Foreign Policy Magazine published its third annual Terrorism Index to much interest by the New York and Washington intelligentsia because it reveals that we are losing the War on Terror (here, and here):
According to the magazine, the survey's respondents are "the very people who have run the United States’ national security apparatus during the past half century" such as "people who have served as secretary of state, national security advisor, senior White House aides, top commanders in the U.S. military, seasoned intelligence professionals, and distinguished academics...[e]ighty percent of the experts have served in the U.S. government—including more than half in the Executive Branch, 32 percent in the military, and 21 percent in the intelligence community."
Like that's a good thing? Weren't these the same people who got us into the 9/11 mess in the first place? Isn't that the verdict of a recently declassified report by the Central Intelligence Agency (as tipped by Publius Pundit):
U.S. spy agencies, which were overseen by Tenet, lacked a comprehensive strategic plan to counter Osama bin Laden prior to 9/11. The inspector general concluded that Tenet "by virtue of his position, bears ultimate responsibility for the fact that no such strategic plan was ever created." The CIA's analysis of al-Qaida before Sept. 2001 was lacking. No comprehensive report focusing on bin Laden was written after 1993, and no comprehensive report laying out the threats of 2001 was assembled. "A number of important issues were covered insufficiently or not at all," the report found.
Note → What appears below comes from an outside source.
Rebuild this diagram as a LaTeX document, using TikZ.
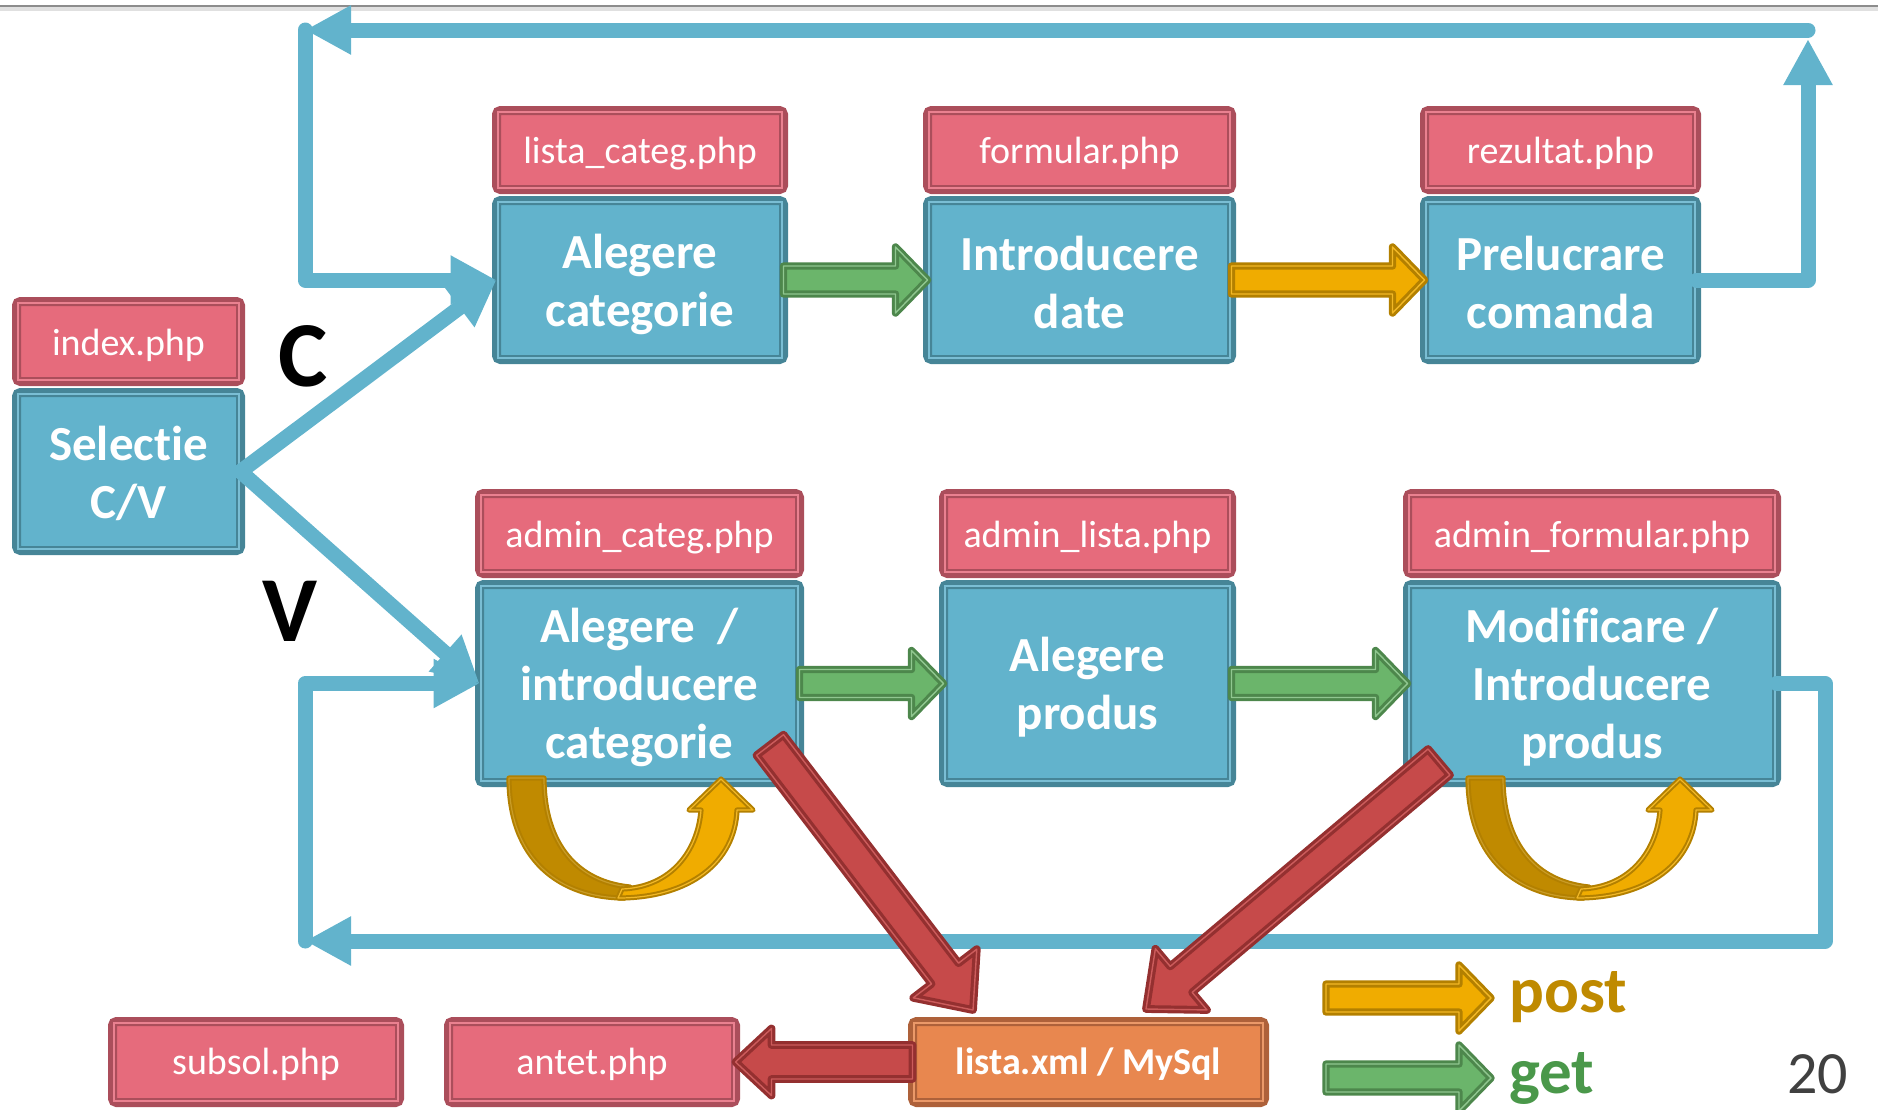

It's truly ironic that Foreign Policy, calls on the people who created the problem to ask if they agree with President Bush's solution. Of course these folks don't agree with President Bush's solution because they are biased against his solution for one reason or another. Many are pacificists that believe any loss in American life is abhorent. Others are power hungry and wish to see nothing more than their party and their friends back in the White House. And many others who took the survey like Jim Woolsey, Dan Pipes, Marc Sageman, and others, views are underrepresented by a confluence of "realists" Republicans and anti-War Democrats who had reached a foregone conclusion that the War on Terror has been lost and the Surge in Iraq isn't working.